Montgomery County government information
Montgomery County government began limited operations as of March 18 to limit the risk of disease and transmission during the coronavirus outbreak. Check the individual webpage for each department for more information. Click here for general information. The Montgomery County Recorder of Deeds office has been closed to the public. Copies of documents can be obtained through the Public Access System, and the office accepts recording through the US Postal Service and through its four eRecording partners. 

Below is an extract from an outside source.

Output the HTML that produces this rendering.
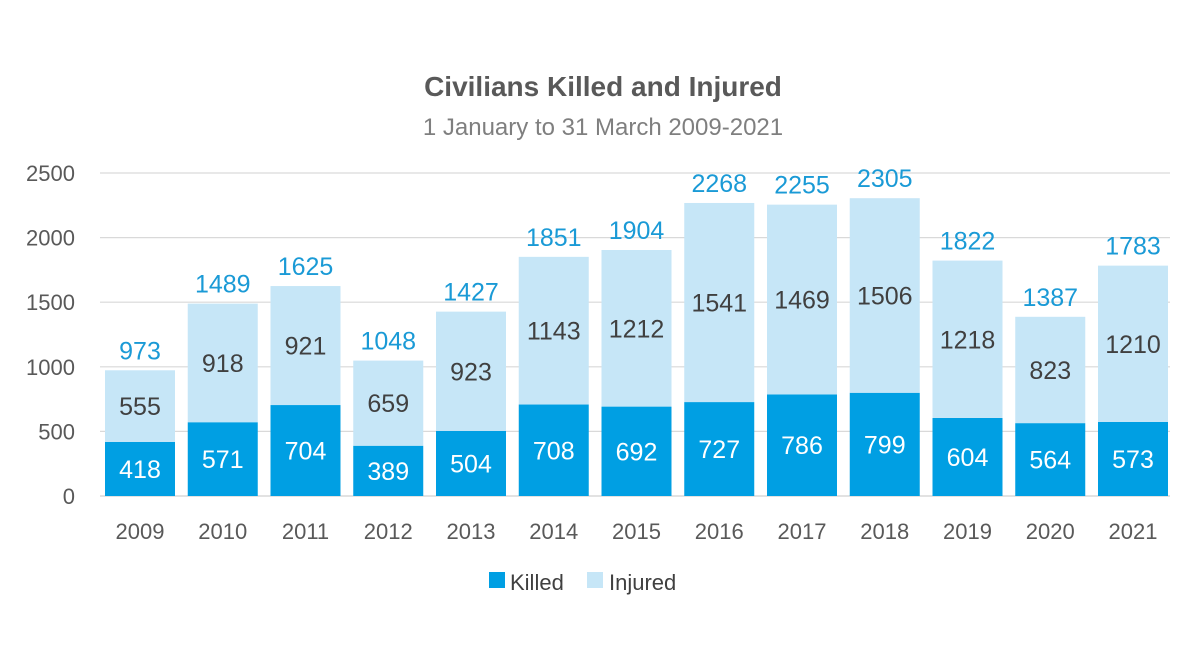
<!DOCTYPE html>
<html><head><meta charset="utf-8"><style>
body{margin:0;background:#fff;}
svg text{font-family:"Liberation Sans",sans-serif;}
</style></head><body>
<svg id="chart" width="1200" height="667">
<text x="603" y="96" text-anchor="middle" font-size="28" font-weight="bold" fill="#595959">Civilians Killed and Injured</text>
<text x="603" y="135" text-anchor="middle" font-size="24" fill="#7f7f7f">1 January to 31 March 2009-2021</text>
<g id="grid"></g><g id="bars"></g><g id="labels"></g>
<g>
<rect x="489" y="572" width="16" height="16" fill="#009fe3"/>
<text x="510" y="590" font-size="22" fill="#404040">Killed</text>
<rect x="587" y="572" width="16" height="16" fill="#c6e6f7"/>
<text x="609" y="590" font-size="22" fill="#404040">Injured</text>
</g>
</svg>
<script>
const years=["2009","2010","2011","2012","2013","2014","2015","2016","2017","2018","2019","2020","2021"];
const killed=[418,571,704,389,504,708,692,727,786,799,604,564,573];
const injured=[555,918,921,659,923,1143,1212,1541,1469,1506,1218,823,1210];
const totals=[973,1489,1625,1048,1427,1851,1904,2268,2255,2305,1822,1387,1783];
const yTicks=[0,500,1000,1500,2000,2500];
const NS="http://www.w3.org/2000/svg";
const y0=496,pxPer=(496-173)/2500;
const Y=v=>y0-v*pxPer;
const X=i=>140+i*82.75;
function mk(tag,attrs,parent,txt){const e=document.createElementNS(NS,tag);for(const k in attrs)e.setAttribute(k,attrs[k]);if(txt!==undefined)e.textContent=txt;parent.appendChild(e);return e;}
const grid=document.getElementById('grid'),bars=document.getElementById('bars'),labels=document.getElementById('labels');
yTicks.forEach(t=>{
 const l=mk('line',{x1:100,x2:1170,y1:Y(t),y2:Y(t),stroke:t===0?'#d0d0d0':'#d9d9d9','stroke-width':1.2},grid);
 
 
 const tx=mk('text',{x:75,y:Y(t)+8,'text-anchor':'end','font-size':22,fill:'#595959'},grid,String(t));
 
 
});
years.forEach((yr,i)=>{
 const cx=X(i),w=70;
 const k=mk('rect',{x:cx-w/2,y:Y(killed[i]),width:w,height:y0-Y(killed[i]),fill:'#009fe3'},bars);
 
 
 const top=killed[i]+injured[i];
 const r=mk('rect',{x:cx-w/2,y:Y(top),width:w,height:Y(killed[i])-Y(top),fill:'#c6e6f7'},bars);
 
 
 const kl=mk('text',{x:cx,y:(Y(killed[i])+y0)/2+9,'text-anchor':'middle','font-size':25,fill:'#fff'},labels,String(killed[i]));
 
 
 const il=mk('text',{x:cx,y:(Y(top)+Y(killed[i]))/2+9,'text-anchor':'middle','font-size':25,fill:'#404040'},labels,String(injured[i]));
 
 
 const tl=mk('text',{x:cx,y:Y(top)-11,'text-anchor':'middle','font-size':25,fill:'#1a9ad6'},labels,String(totals[i]));
 
 
 const xl=mk('text',{x:cx,y:539,'text-anchor':'middle','font-size':22,fill:'#595959'},labels,yr);
 
 
});
</script>
</body></html>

Former Audubon Elementary site prepped as possible testing site
A bright yellow tent has been erected at the long vacant Audubon Elementary School on Egypt Road in Lower Providence Township. The tent will serve as a medical testing site for the coronavirus (COVID-19) if needed, according to Todd Stieritz, public affairs coordinator for the Montgomery County Department of Public Safety. Stieritz stressed that this is “part of the contingency plan that’s not operational at this time.” As of now, anyone experiencing symptoms and possibly exposed to COVID-19 is advised to call their doctor. If the former elementary school becomes activated as a testing site, the department will give the public ample notice, said Stieritz.
Source: MontgomeryNews.com; 3/13/2020 

Plymouth Township adopts International Fire Code
Plymouth Township enacted an ordinance adopting the International Fire Code in its entirety and made it part of the fire prevention code of the township. If there is any conflict with the International Fire Code and the Uniform Construction Code, the Uniform Construction Code prevails. Prior to the issuance of an operational permit, pursuant to Section 105.6 of the International Fire Code, each business shall pay a fee, as specified in the township fee schedule, and Plymouth Township shall inspect each business. A complete copy of the text of the ordinance may be examined without charge at the Plymouth Township Municipal Building, 700 Belvoir Road.
Source: Times Herald; 3/13/2020

Philadelphia

Philadelphia Land Bank pauses plan to redevelop Kensington gardens into housing
The Philadelphia Land Bank, a quasi-governmental entity, is proposing to lease 59 vacant lots in about four city blocks to Asociación Puertorriqueños en Marcha (APM) for five years. But after hearing public comments at a meeting, the land bank board unanimously decided to postpone any decision on taking the city land until a community meeting took place. Under the proposal, the nonprofit agency would lease the land — situated between West Norris, Berks, 3rd and 4th streets — for $59 a year while it worked to develop a plan for new housing designed to meet a growing need for both affordable and market-rate housing in the fast-gentrifying area. Neighbors say the project would displace them and cost the neighborhood needed community space. The mixed-income housing development — financed with a mix of private equity, public subsidy and other sources — would be built in partnership with Scannapieco Development Corporation, the company behind some of the highest-end condo buildings in the city. The APM-Scannapieco joint venture is still in its early phases with many details still not finalized. According to the proposal presented to the Philadelphia Land Bank, 51% of the homes will be sold to persons earning between 61% to 120% of area median income, which was $72,100 for a household of four in 2019. The remaining 49% would be sold at market-rate prices, according to the proposal. Neighbors who have been using some of the vacant lots for gardens and yards for decades found out about the project last week when signs posted by land bank popped up in each of the 59 parcels. At least 10 of the 59 lots are currently in use by residents of the neighborhood, a working-class Puerto Rican and African-American enclave. The signs said residents could give comments to the board but didn’t include a time or location of the meeting.